Lo and behold, he reaches someone. It turns out that this someone is none other than Frank Sullivan, thirty years in the past! This is because an unusual cosmic phenomenon that lasts for six days and comes around every thirty years is occurring both in 1969 and in 1999; somehow, this phenomenon is enabling Frank and John to talk with one another across the expanse of time.

John is the first to realize what is happening. Frank, naturally, is a bit skeptical, but any doubts he may have are quickly dispelled when John accurately "predicts" the outcome of a baseball game. Through the radio, John is able to save his father from dying in the fire: the first time around, Frank had made the mistake of "following his instincts" in escaping from a burning warehouse; armed with John's warning, Frank does not make this same mistake "again."

History is thus changed. However, John is the only one in 1999 who remembers both versions of history - everyone else only remembers the "new" history. But by changing history for the better, John has also made things somewhat worse: a murderer in 1969 who was never caught had only killed three people in the old history; in the new history, he kills ten people. Worse yet, one of his "new" victims is John's mother! John the policeman in 1999 and Frank the fireman in 1969 must thus work together to solve this thirty-year-old case before it's too late.

The science of the movie seemed a little bit off: even if you could talk to somebody thirty years in the past, I highly doubt you could change history by doing so. After all, anything you say to the person in the past you already said, and any action that the person in the past takes in reliance on what you tell him has already occurred. Thus, it seems unlikely that you could change history by telling the people in the past how to remedy their mistakes, because if they remedy their mistakes, then it has already occurred, but if it has already occurred, then there would be no mistakes to remedy, and, well, you get the picture.

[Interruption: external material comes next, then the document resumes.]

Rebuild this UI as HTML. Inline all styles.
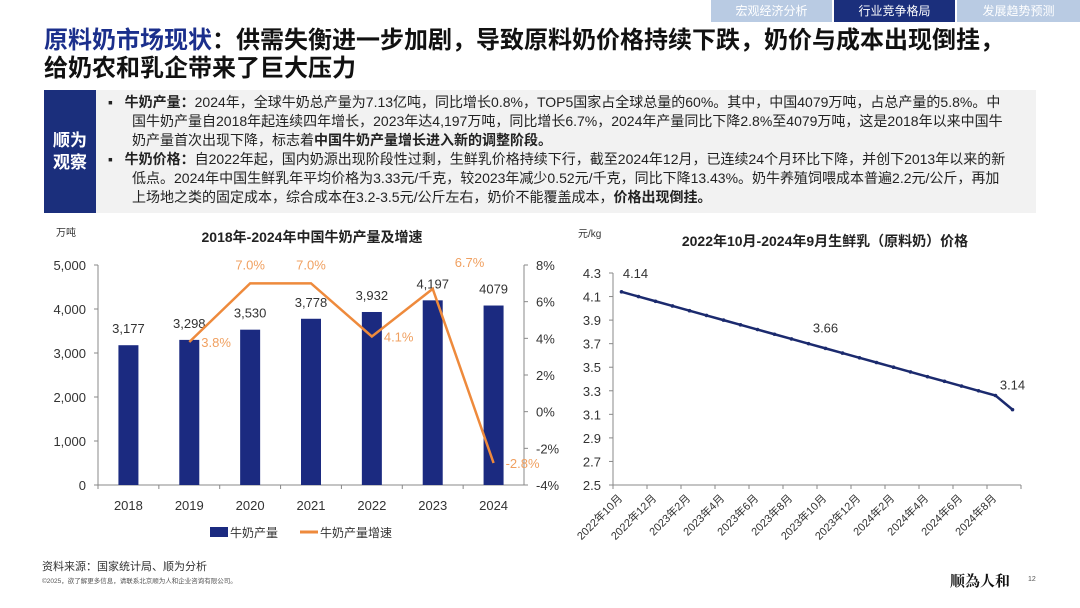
<!DOCTYPE html>
<html><head><meta charset="utf-8"><style>
body{margin:0;width:1080px;height:608px;background:#fff;font-family:"Liberation Sans","Noto Sans CJK SC",sans-serif;position:relative;overflow:hidden}
.abs{position:absolute}
.tab{position:absolute;top:0;height:22px;line-height:22px;font-size:12px;color:#fff;text-align:center}
</style></head><body>
<div class="tab" style="left:711px;width:121px;background:#b9cbe3">宏观经济分析</div>
<div class="tab" style="left:834px;width:121px;background:#1b2f7c">行业竞争格局</div>
<div class="tab" style="left:957px;width:123px;background:#b9cbe3">发展趋势预测</div>
<div class="abs" style="left:44px;top:27px;font-size:24px;font-weight:bold;line-height:28px;color:#111;width:1030px;white-space:nowrap"><span style="color:#1b2f8c">原料奶市场现状</span>：供需失衡进一步加剧，导致原料奶价格持续下跌，奶价与成本出现倒挂，<br>给奶农和乳企带来了巨大压力</div>
<div class="abs" style="left:44px;top:90px;width:52px;height:123px;background:#1b2f7c;color:#fff;font-size:17px;font-weight:bold;display:flex;align-items:center;justify-content:center;text-align:center;line-height:22px">顺为<br>观察</div>
<div class="abs" style="left:96px;top:90px;width:940px;height:123px;background:#f2f2f2"></div>
<div class="abs" style="left:108px;top:93px;width:905px;font-size:14px;line-height:19px;color:#222">
<div style="padding-left:24px;text-indent:-24px">▪&nbsp;&nbsp;&nbsp;<b>牛奶产量：</b>2024年，全球牛奶总产量为7.13亿吨，同比增长0.8%，TOP5国家占全球总量的60%。其中，中国4079万吨，占总产量的5.8%。中国牛奶产量自2018年起连续四年增长，2023年达4,197万吨，同比增长6.7%，2024年产量同比下降2.8%至4079万吨，这是2018年以来中国牛奶产量首次出现下降，标志着<b>中国牛奶产量增长进入新的调整阶段。</b></div>
<div style="padding-left:24px;text-indent:-24px">▪&nbsp;&nbsp;&nbsp;<b>牛奶价格：</b>自2022年起，国内奶源出现阶段性过剩，生鲜乳价格持续下行，截至2024年12月，已连续24个月环比下降，并创下2013年以来的新低点。2024年中国生鲜乳年平均价格为3.33元/千克，较2023年减少0.52元/千克，同比下降13.43%。奶牛养殖饲喂成本普遍2.2元/公斤，再加上场地之类的固定成本，综合成本在3.2-3.5元/公斤左右，奶价不能覆盖成本，<b>价格出现倒挂。</b></div>
</div>
<svg class="abs" style="left:0;top:0" width="1080" height="608" id="charts"></svg>
<div class="abs" style="left:42px;top:558px;font-size:11px;color:#333">资料来源：国家统计局、顺为分析</div>
<div class="abs" style="left:42px;top:575px;font-size:6.5px;color:#555">©2025，欲了解更多信息，请联系北京顺为人和企业咨询有限公司。</div>
<div class="abs" style="left:950px;top:570px;font-size:15px;font-weight:bold;color:#111;font-family:'Noto Serif CJK SC',serif">顺為人和</div>
<div class="abs" style="left:1028px;top:576px;font-size:7px;color:#555">12</div>
<script>
const years=['2018','2019','2020','2021','2022','2023','2024'];
const production=[3177,3298,3530,3778,3932,4197,4079];
const prodLabels=['3,177','3,298','3,530','3,778','3,932','4,197','4079'];
const growth=[null,3.8,7.0,7.0,4.1,6.7,-2.8];
const leftTicks=[0,1000,2000,3000,4000,5000];
const leftTickLabels=['0','1,000','2,000','3,000','4,000','5,000'];
const rightTicks=[-4,-2,0,2,4,6,8];
const months=['2022年10月','2022年11月','2022年12月','2023年1月','2023年2月','2023年3月','2023年4月','2023年5月','2023年6月','2023年7月','2023年8月','2023年9月','2023年10月','2023年11月','2023年12月','2024年1月','2024年2月','2024年3月','2024年4月','2024年5月','2024年6月','2024年7月','2024年8月','2024年9月'];
const prices=[4.14,4.10,4.06,4.02,3.98,3.94,3.90,3.86,3.82,3.78,3.74,3.70,3.66,3.62,3.58,3.54,3.50,3.46,3.42,3.38,3.34,3.30,3.26,3.14];
const priceTicks=[2.5,2.7,2.9,3.1,3.3,3.5,3.7,3.9,4.1,4.3];
const priceLabelIdx=[0,12,23];

const svg=document.getElementById('charts');const NS='http://www.w3.org/2000/svg';
function el(t,a,txt){const e=document.createElementNS(NS,t);for(const k in a)e.setAttribute(k,a[k]);if(txt!==undefined)e.textContent=txt;svg.appendChild(e);return e;}
const F='Liberation Sans, Noto Sans CJK SC, sans-serif';
const L0=98,L1=524,Y0=485,Y1=265;
const cw=(L1-L0)/years.length;
const xc=i=>L0+cw*(i+0.5);
const yl=v=>Y0-(v/5000)*(Y0-Y1);
const yr=v=>Y0-((v+4)/12)*(Y0-Y1);
let t=el('text',{x:312,y:242,'text-anchor':'middle','font-size':14,'font-weight':'bold',fill:'#222','font-family':F},'2018年-2024年中国牛奶产量及增速');

t=el('text',{x:56,y:236,'font-size':10,fill:'#333','font-family':F},'万吨');

el('line',{x1:L0,y1:Y1,x2:L0,y2:Y0,stroke:'#888'});
el('line',{x1:L1,y1:Y1,x2:L1,y2:Y0,stroke:'#888'});
el('line',{x1:L0,y1:Y0,x2:L1,y2:Y0,stroke:'#888'});
leftTicks.forEach((v,i)=>{el('line',{x1:L0-4,y1:yl(v),x2:L0,y2:yl(v),stroke:'#888'});
 const e=el('text',{x:L0-12,y:yl(v)+5,'text-anchor':'end','font-size':13,fill:'#333','font-family':F},leftTickLabels[i]);
 });
rightTicks.forEach(v=>{el('line',{x1:L1,y1:yr(v),x2:L1+4,y2:yr(v),stroke:'#888'});
 const e=el('text',{x:L1+12,y:yr(v)+5,'font-size':13,fill:'#333','font-family':F},v+'%');
 });
years.forEach((y,i)=>{el('line',{x1:L0+cw*i,y1:Y0,x2:L0+cw*i,y2:Y0+4,stroke:'#888'});
 const b=el('rect',{x:xc(i)-10,y:yl(production[i]),width:20,height:Y0-yl(production[i]),fill:'#1b2a80'});
 
 const l=el('text',{x:xc(i),y:yl(production[i])-12,'text-anchor':'middle','font-size':13,fill:'#333','font-family':F},prodLabels[i]);
 
 const xl=el('text',{x:xc(i),y:510,'text-anchor':'middle','font-size':13,fill:'#333','font-family':F},y);
 });
let pts=[];growth.forEach((g,i)=>{if(g!==null)pts.push(xc(i)+','+yr(g));});
const gl=el('polyline',{points:pts.join(' '),fill:'none',stroke:'#ee8a3c','stroke-width':2.5});

growth.forEach((g,i)=>{if(g===null)return;let dx=0,dy=-14,anc='middle';
 if(g<5&&g>0){dx=12;dy=5;anc='start';}if(g<0){dx=12;dy=5;anc='start';}if(i===5){dx=22;dy=-22;anc='start';}
 const e=el('text',{x:xc(i)+dx,y:yr(g)+dy,'text-anchor':anc,'font-size':13,fill:'#f0a060','font-family':F},g.toFixed(1)+'%');
 });
let r=el('rect',{x:210,y:527,width:18,height:10,fill:'#1b2a80'});
t=el('text',{x:230,y:537,'font-size':12,fill:'#333','font-family':F},'牛奶产量');
r=el('line',{x1:300,y1:532,x2:318,y2:532,stroke:'#ee8a3c','stroke-width':3});
t=el('text',{x:320,y:537,'font-size':12,fill:'#333','font-family':F},'牛奶产量增速');
const R0=613,R1=1021,P0=485,P1=273;
const mw=(R1-R0)/months.length;
const xm=i=>R0+mw*(i+0.5);
const yp=v=>P0-((v-2.5)/1.8)*(P0-P1);
t=el('text',{x:825,y:246,'text-anchor':'middle','font-size':14,'font-weight':'bold',fill:'#222','font-family':F},'2022年10月-2024年9月生鲜乳（原料奶）价格');

t=el('text',{x:578,y:237,'font-size':10,fill:'#333','font-family':F},'元/kg');
el('line',{x1:R0,y1:P1,x2:R0,y2:P0,stroke:'#888'});
el('line',{x1:R0,y1:P0,x2:R1,y2:P0,stroke:'#888'});
priceTicks.forEach(v=>{el('line',{x1:R0-4,y1:yp(v),x2:R0,y2:yp(v),stroke:'#888'});
 const e=el('text',{x:R0-12,y:yp(v)+5,'text-anchor':'end','font-size':13,fill:'#333','font-family':F},v.toFixed(1));
 });
months.forEach((m,i)=>{if(i%2)return;const x=R0+mw*i;el('line',{x1:x,y1:P0,x2:x,y2:P0+4,stroke:'#888'});
 const e=el('text',{x:x+10,y:P0+14,'text-anchor':'end','font-size':11,fill:'#333','font-family':F,transform:`rotate(-45 ${x+10} ${P0+14})`},m);
 });
el('line',{x1:R1,y1:P0,x2:R1,y2:P0+4,stroke:'#888'});
const pl=el('polyline',{points:prices.map((v,i)=>xm(i)+','+yp(v)).join(' '),fill:'none',stroke:'#1b2a6e','stroke-width':2.5});

prices.forEach((v,i)=>{const c=el('circle',{cx:xm(i),cy:yp(v),r:1.8,fill:'#1b2a6e'});});
priceLabelIdx.forEach(i=>{let dx=0,dy=-16;if(i===0){dx=14;dy=-14;}if(i===23){dx=0;dy=-20;}
 const e=el('text',{x:xm(i)+dx,y:yp(prices[i])+dy,'text-anchor':'middle','font-size':13,fill:'#333','font-family':F},prices[i].toFixed(2));
 });
</script>
</body></html>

Nonetheless, if we leave the science aside and just accept the movie on its own terms, we are left with a moving story about talking to loved ones who passed away long ago. Watching this movie, I thought of my grandparents, who died over twenty years ago. I miss them very much and would give anything to be able to have just one more conversation with them, if for no other reason than simply to let them know just how much I love them. This movie, then, is really about that desire we all have to be able to talk to loved ones we have lost, just one more time.